Un disciple témoigne

3ème dimanche de Pâques

 Actes 5, 27-41 ; Apocalypse 5, 11-14 ; Jean 21, 1-19

 

Le chapitre 21 de Jean que nous lisons ce dimanche est un chapitre ajouté par l’éditeur de l’Evangile de Jean, après la mort de Jean. D’une certaine manière le rédacteur final vient ici redire l’importance pour la communauté de faire confiance à Pierre et à Jean. Le style est celui des récits d’apparition. Ce récit de pèche au bord du lac n’est pas sans rappeler les premières rencontres de Jésus avec les pécheurs du lac à qui il avait dit : “Désormais je vous ferai pêcheurs d’hommes”. Après la mort de Jésus ces disciples s’en étaient retournés en Galilée, comme le note aussi Matthieu. Une autre pêche « miraculeuse » vient rappeler aux disciples la présence de Jésus au milieu d’eux. S’ensuit alors un dialogue "Pierre m’aime-tu ? Sois le berger de mes agneaux".

 

Au cas où les disciples l’aurait oublié, il y a autre chose à faire que de vouloir retourner comme avant, à la pèche sur les bords du lac ! Ce fut la tentation des disciples hier, ce peut être notre tentation aujourd’hui : comme avant… La mission dans le monde commence un certain temps après la mort de Jésus que quelques uns affirment être vivant. Les Actes des apôtres nous parlent de cinquante jours… chiffre éminemment symbolique pour situer la naissance réelle de l’Eglise et sa prédication un certain temps après l’épreuve. Si notre mémoire a enregistré l’immédiateté du départ de la mission avec fanfare et trompettes sans doute cela fut-il plus lent, mais le contraste entre le départ vers Emmaüs et le retour à Jérusalem est significatif, pour Luc, de l’effort intense qui fut celui des disciples, pour relire les Ecriture et être convaincu que Christ est vivant, qu’il donne sa paix et invite à l’annoncer jusqu’aux extrémités de la terre.

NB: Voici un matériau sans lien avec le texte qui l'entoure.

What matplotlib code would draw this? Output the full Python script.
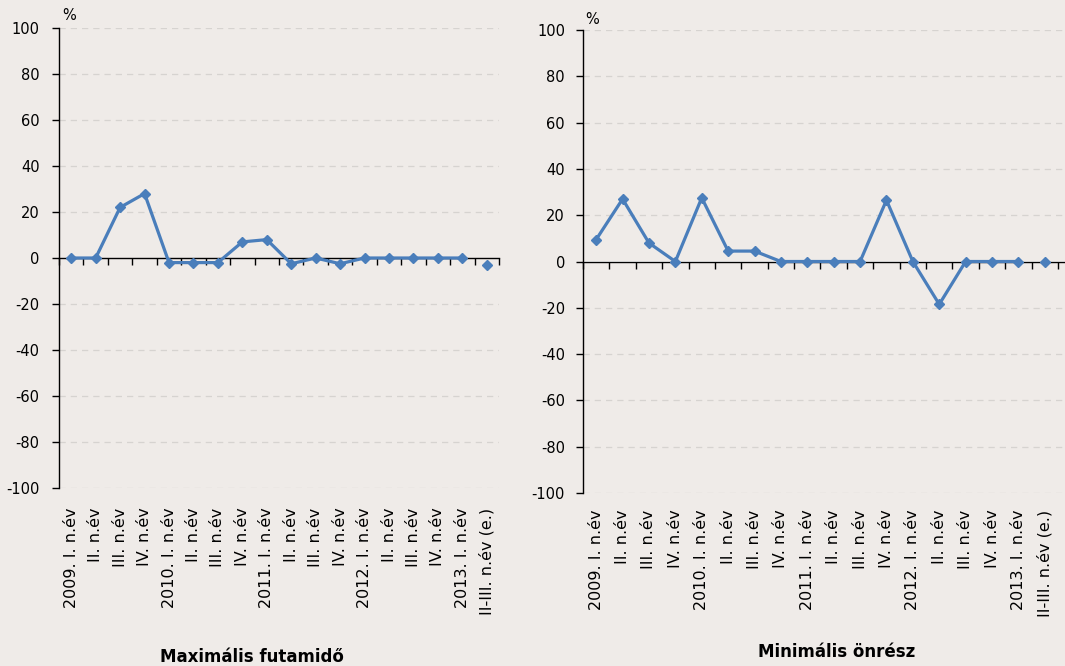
import matplotlib
matplotlib.use("Agg")
import matplotlib.pyplot as plt
import numpy as np

categories = ["2009. I. n.év", "II. n.év", "III. n.év", "IV. n.év",
              "2010. I. n.év", "II. n.év", "III. n.év", "IV. n.év",
              "2011. I. n.év", "II. n.év", "III. n.év", "IV. n.év",
              "2012. I. n.év", "II. n.év", "III. n.év", "IV. n.év",
              "2013. I. n.év", "II-III. n.év (e.)"]

max_futamido = [0, 0, 22, 28, -2, -2, -2, 7, 8, -2.5, 0, -2.5, 0, 0, 0, 0, 0, -3]
min_onresz = [9.5, 27, 8, 0, 27.5, 4.5, 4.5, 0, 0, 0, 0, 26.5, 0, -18.5, 0, 0, 0, 0]
# number of leading points joined by the line (last point is an estimate, shown alone)
n_connected = 17

titles = ["Maximális futamidő", "Minimális önrész"]
y_ticks = [-100, -80, -60, -40, -20, 0, 20, 40, 60, 80, 100]

bg = "#efebe8"
blue = "#4a7ebb"

plt.rcParams["font.family"] = ["DejaVu Sans"]
plt.rcParams["axes.unicode_minus"] = False

fig = plt.figure(figsize=(10.65, 6.66), dpi=100, facecolor=bg)

W, H = 1065, 666
boxes = [(59, 28, 499, 488), (583, 30, 1065, 493)]
xright = [17.5, 17.5 + (1065 - 1058) / 26.35]
title_pos = [(252, 657), (837, 652)]
pct_pos = [(69, 16), (592, 20)]
ypads = [9, 8]
xpads = [10, 8]

for i, (vals, title) in enumerate(zip([max_futamido, min_onresz], titles)):
    x0, y0, x1, y1 = boxes[i]
    ax = fig.add_axes([x0 / W, 1 - y1 / H, (x1 - x0) / W, (y1 - y0) / H])
    ax.set_facecolor(bg)
    x = np.arange(len(categories))
    ax.set_xlim(-0.5, xright[i])
    ax.set_ylim(-100, 100)

    for yt in y_ticks:
        if yt != 0:
            ax.axhline(yt, color="#d6d3d0", lw=0.9, ls=(0, (5, 4)), zorder=0)

    ax.plot(x[:n_connected], vals[:n_connected], color=blue, lw=2.3,
            marker="D", ms=5.5, zorder=3, clip_on=False)
    ax.plot(x[n_connected:], vals[n_connected:], color=blue, lw=0,
            marker="D", ms=5.5, zorder=3, clip_on=False)

    for s in ["top", "right", "bottom"]:
        ax.spines[s].set_visible(False)
    ax.spines["left"].set_color("black")
    ax.spines["left"].set_linewidth(1.0)

    ax.set_yticks(y_ticks)
    ax.set_yticklabels([str(v) for v in y_ticks])
    ax.tick_params(axis="y", direction="out", length=5, width=1,
                   pad=ypads[i], labelsize=10.5, colors="black")

    ax.set_xticks(x)
    ax.set_xticklabels(categories, rotation=90, fontsize=11.5)
    ax.tick_params(axis="x", length=0, pad=xpads[i] + 4)

    sec = ax.secondary_xaxis(0, transform=ax.transData)
    sec.set_xticks(np.arange(-0.5, len(categories) + 0.5, 1))
    sec.set_xticklabels([])
    sec.tick_params(axis="x", direction="out", length=5, width=1, colors="black")
    sec.spines["bottom"].set_color("black")
    sec.spines["bottom"].set_linewidth(1.0)

    fig.text(pct_pos[i][0] / W, 1 - pct_pos[i][1] / H, "%", fontsize=10.5,
             ha="center", va="center")
    fig.text(title_pos[i][0] / W, 1 - title_pos[i][1] / H, title, fontsize=12,
             fontweight="bold", ha="center", va="center")

fig.savefig("out.png", dpi=100, facecolor=bg)
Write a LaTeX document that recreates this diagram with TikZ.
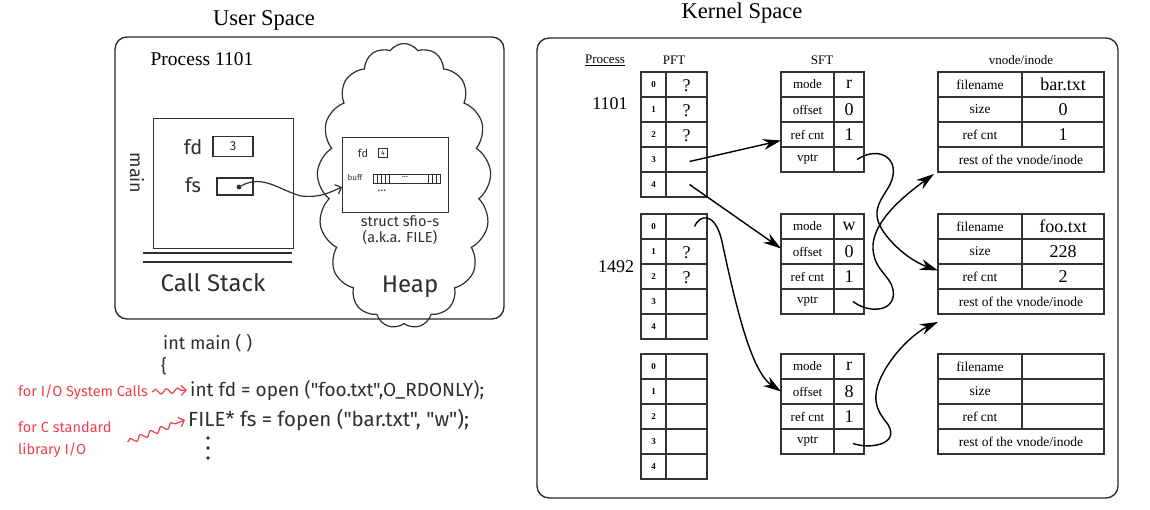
\documentclass[tikz,border=0pt]{standalone}
\usepackage{fontspec}
\setmainfont{Liberation Serif}
\newfontfamily\hand{Fira Sans}
\usepackage{xcolor}
\usepackage{tikz}
\usetikzlibrary{arrows.meta, positioning, shapes.symbols, decorations.pathmorphing}
\definecolor{pen}{RGB}{238,62,76}
\definecolor{ink}{RGB}{45,48,45}

\begin{document}
\begin{tikzpicture}[x=1pt, y=-1pt,
    frame/.style={rectangle, draw=black!85, line width=1.3pt, rounded corners=12pt, anchor=north west, inner sep=0pt, outer sep=0pt},
    title/.style={font=\fontsize{22.5}{24}\selectfont},
    head/.style={font=\fontsize{13}{15}\selectfont},
    pid/.style={font=\fontsize{18}{20}\selectfont},
    cell/.style={rectangle, draw=black!80, line width=1.1pt, minimum height=25pt, inner sep=0pt, outer sep=0pt, anchor=north west},
    idx/.style={cell, minimum width=25pt, font=\fontsize{9}{10}\selectfont\bfseries},
    pval/.style={cell, minimum width=41pt, font=\fontsize{18}{20}\selectfont},
    slab/.style={cell, minimum width=53pt, font=\fontsize{13}{15}\selectfont},
    sval/.style={cell, minimum width=30pt, font=\fontsize{18}{20}\selectfont},
    vlab/.style={cell, minimum width=84pt, font=\fontsize{13.5}{15}\selectfont},
    vval/.style={cell, minimum width=82pt, font=\fontsize{18}{20}\selectfont},
    vrest/.style={cell, minimum width=166pt, font=\fontsize{13.5}{15}\selectfont},
    qmark/.style={font=\fontsize{18}{20}\selectfont, inner sep=0pt},
    hand/.style={text=ink, font=\hand\fontsize{18}{20}\selectfont, inner sep=0pt},
    sketch/.style={draw=ink, line width=1.2pt},
    note/.style={text=pen, font=\hand\fontsize{14.5}{22}\selectfont, inner sep=0pt, align=left},
    squiggle/.style={draw=pen, line width=1.2pt, -{Straight Barb[length=5pt]}, decorate, decoration={snake, amplitude=2.5pt, segment length=11pt, post length=6pt}},
    ptr/.style={draw=black, line width=1.4pt, -{Stealth[length=18pt, width=11pt]}}
]
    \useasboundingbox (0,0) rectangle (1150,510);

    % Frames and titles
    \node[frame, minimum width=389pt, minimum height=282pt] (USER) at (115,37) {};
    \node[frame, minimum width=581pt, minimum height=460pt] (KERNEL) at (537,38) {};
    \node[title, anchor=base] (UTITLE) at (264,26) {User Space};
    \node[title, anchor=base] (KTITLE) at (742,19) {Kernel Space};

    % User space: process 1101 (hand drawn)
    \node[pid, font=\fontsize{19.5}{21}\selectfont] (PROC) at (202,59) {Process 1101};
    \node[sketch, rectangle, minimum width=140pt, minimum height=130pt, anchor=north west, inner sep=0pt] (STACK) at (153,118) {};
    \draw[sketch] (143,253) -- (292,253) (143,262) -- (292,262);
    \node[hand, rotate=-90] (MAIN) at (137,173) {main};
    \node[hand, font=\hand\fontsize{20}{22}\selectfont] (FD) at (193,147) {fd};
    \node[sketch, rectangle, minimum width=40pt, minimum height=20pt, hand, font=\hand\fontsize{13}{15}\selectfont] (FDBOX) at (233,146.5) {3};
    \node[hand, font=\hand\fontsize{20}{22}\selectfont] (FS) at (193,185) {fs};
    \node[sketch, rectangle, minimum width=36pt, minimum height=17pt] (FSBOX) at (235,186.5) {};
    \node[circle, fill=ink, inner sep=1.7pt] (FSDOT) at (239,187) {};
    \node[hand, font=\hand\fontsize{24}{26}\selectfont] (CSTACK) at (213,283) {Call Stack};

    % Heap with the FILE struct
    \node[cloud, sketch, cloud puffs=17, cloud puff arc=110, aspect=0.6, minimum width=174pt, minimum height=285pt, inner sep=0pt] (HEAP) at (404,186) {};
    \node[hand, font=\hand\fontsize{24}{26}\selectfont] (HLABEL) at (410,287) {Heap};
    \node[sketch, rectangle, minimum width=106pt, minimum height=75pt, anchor=north west, inner sep=0pt] (STRUCT) at (342,137) {};
    \node[hand, font=\hand\fontsize{11}{12}\selectfont] (SFD) at (363,153) {fd};
    \node[sketch, rectangle, line width=0.8pt, minimum size=9pt, inner sep=0pt, text=ink, font=\hand\fontsize{7}{8}\selectfont] (SFDBOX) at (383,153) {4};
    \node[hand, font=\hand\fontsize{8}{9}\selectfont] (BUFF) at (355,178) {buff};
    \node[sketch, rectangle, line width=0.9pt, minimum width=67pt, minimum height=9pt, inner sep=0pt, anchor=west] (BUF) at (373,178.5) {};
    \foreach \dx in {4,8,12,16,55,59,63}
        \draw[ink, line width=0.7pt] ([xshift=\dx pt]BUF.north west) -- ([xshift=\dx pt]BUF.south west);
    \node[hand, font=\hand\fontsize{9}{10}\selectfont] (BUFDOTS) at (405,177) {...};
    \node[hand, font=\hand\fontsize{12}{13}\selectfont] (SDOTS) at (382,191) {...};
    \node[hand, font=\hand\fontsize{14.5}{16}\selectfont, align=center] (SNAME) at (400,230) {struct sfio-s\\(a.k.a. FILE)};
    \draw[sketch, -{Straight Barb[length=5pt]}] (FSDOT) .. controls +(24,-13) and +(-22,-6) .. ++(62,9)
        .. controls +(20,2) and +(-12,5) .. ([yshift=-12pt]STRUCT.west);

    % Source code and notes
    \node[hand, anchor=west] (SIG) at (163,343) {int main ( )};
    \node[hand, anchor=west] (BRACE) at (161,366) {\{};
    \node[hand, anchor=west, font=\hand\fontsize{19}{21}\selectfont] (CODEFD) at (190,390) {int fd = open ("foo.txt",O\_RDONLY);};
    \node[hand, anchor=west, font=\hand\fontsize{20.5}{22}\selectfont] (CODEFS) at (188,420) {FILE* fs = fopen ("bar.txt", "w");};
    \foreach \k in {0,1,2}
        \fill[ink] (208,438+10*\k) circle (1.8);
    \node[note, anchor=west] (SYSC) at (18,392) {for I/O System Calls};
    \node[note, anchor=north west] (CSTD) at (18,421) {for C standard\\library I/O};
    \draw[squiggle] ([xshift=4pt]SYSC.east) -- ([xshift=-3pt]CODEFD.west);
    \draw[squiggle] ([xshift=16pt,yshift=-3pt]CSTD.east) -- ([xshift=-3pt]CODEFS.west);

    % Kernel space headers
    \node[head] (HPROC) at (605,60) {\underline{Process}};
    \node[head] (HPFT) at (674,60) {PFT};
    \node[head] (HSFT) at (822,60) {SFT};
    \node[head] (HVN) at (1021,60) {vnode/inode};
    \node[pid] (P1101) at (610,104) {1101};
    \node[pid] (P1492) at (616,267) {1492};

    % Per-process file tables
    \foreach \tb/\yy in {1/72, 2/214, 3/354} {
        \foreach \i in {0,...,4} {
            \node[idx] (p\tb-\i) at (641,\yy+25*\i) {\i};
            \node[pval, right=0pt of p\tb-\i] (pv\tb-\i) {};
        }
    }
    \foreach \c in {1-0,1-1,1-2,2-1,2-2}
        \node[qmark] (q\c) at ([yshift=-1pt]pv\c.center) {?};

    % System file table
    \foreach \tb/\yy/\md/\off in {1/72/r/0, 2/214/w/0, 3/354/r/8} {
        \foreach \lab/\val [count=\i from 0] in {mode/\md, offset/\off, ref cnt/1, vptr/{}} {
            \node[slab] (s\tb-\i) at (781,\yy+25*\i) {\lab};
            \node[sval, right=0pt of s\tb-\i] (sv\tb-\i) {\val};
        }
    }

    % vnode / inode tables
    \foreach \tb/\yy/\fn/\sz/\rc in {1/72/bar.txt/0/1, 2/214/foo.txt/228/2, 3/354/{}/{}/{}} {
        \foreach \lab/\val [count=\i from 0] in {filename/\fn, size/\sz, ref cnt/\rc} {
            \node[vlab] (v\tb-\i) at (938,\yy+25*\i) {\lab};
            \node[vval, right=0pt of v\tb-\i] (vv\tb-\i) {\val};
        }
        \node[vrest] (v\tb-3) at (938,\yy+75) {rest of the vnode/inode};
    }

    % Pointers PFT -> SFT
    \draw[ptr] ([xshift=3pt,yshift=-2pt]pv1-3.center) -- ([yshift=-6pt]s1-2.west);
    \draw[ptr] ([xshift=3pt]pv1-4.center) -- ([yshift=3pt]s2-1.west);
    \draw[ptr] ([xshift=8pt]pv2-0.center) .. controls +(5,-12) and +(-7,-28) .. ++(27,13)
        .. controls +(13,60) and +(-31,-21) .. (s3-1.west);

    % Pointers SFT -> vnode/inode
    \draw[ptr] ([xshift=8pt]sv1-3.center) .. controls +(23,-15) and +(12,-25) .. ++(33,25)
        .. controls +(-8,15) and +(-12,-20) .. ++(-8,45)
        .. controls +(13,20) and +(-23,-8) .. ([yshift=6pt]v2-2.west);
    \draw[ptr] ([xshift=4pt]sv2-3.center) .. controls +(17,13) and +(4,22) .. ++(40,-12)
        .. controls +(-3,-15) and +(-1,25) .. ++(-20,-45)
        .. controls +(2,-25) and +(-29,21) .. ([xshift=-4pt,yshift=-2pt]v1-3.south west);
    \draw[ptr] ([xshift=4pt,yshift=-2pt]sv3-3.center) .. controls +(17,6) and +(12,20) .. ++(35,-19)
        .. controls +(-10,-13) and +(-17,30) .. ++(-3,-55)
        .. controls +(15,-25) and +(-18,8) .. ([yshift=-8pt]v2-3.south west);
\end{tikzpicture}
\end{document}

Le XIXème siècle et le début du XXème siècle ont exploité cet évangile pour monter en épingle la supériorité de la papauté au-dessus de tout… L’actuel pape François préfère qu’on le reconnaisse comme évêque de Rome "primus inter pares", comme le précisent certains commentateurs, c'est-à-dire "le premier parmi des égaux". Séparer Pierre de l’ensemble (collège) des évêques qui est confiée la mission serait une faute de compréhension. Si Matthieu signale que Pierre reçoit mission de lier et délier, cette même responsabilité est aussi confiée à toute l’Eglise (Mt ch. 17 et 1).

 

Le rapport entre Pierre et Paul dans ce long récit montre que l'un et l'autre se complète: si Pierre décide de monter dans la barque pour la pêche, si tous l'accompagnent, il faut aussi un Jean qui vienne donner le sens de l'évènement, discerner la présence du Seigneur:"c'est le Seigneur", là où les disciples n'ont manifesté qu'étonnement devant la pêche inespérée.

 

Mieux vaut donc relire cet ultime exemple comme moment où Jésus confirme leur mission dans le cadre qui leur est familier : le lac, la barque, la pêche et le retour de pêche, le repas etc. « Ils savaient que c’était le Seigneur ! »

 

Quand le rédacteur final écrit, il connaît la mort de Pierre et, plus récente, celle de Jean… Pour lui ce n’est pas la fin. Certes, la mort des fondateurs pourrait conduire à ne plus croire en l’avenir de la mission…. Bien au contraire, laissant entendre que Jésus lui-même n’ignorait pas le sort de Pierre puis de Jean, le rédacteur fait allusion à cette mort dans les derniers versets de l’évangile.

L'ultime rédacteur prend alors le nom de témoin, qui était d’abord le titre que s’était donné Jésus, témoin de la vérité, lui-même. Ainsi la mission continue grâce à des témoins… Bien d’autres choses encore ont été faites par Jésus… Si on les écrivait, le monde entier ne pourrait contenir les livres qu’on écrirait. C’est une manière de clore le livre d'Evangile, pour qu’on puisse le transmettre dans son entier… et nous n’avons rien à ajouter, sinon porter témoignage à notre tour du Christ mort et ressuscité, présent dans l’amour que l’on aura les uns pour les autres, présent quand on sera plusieurs, réunis en son nom.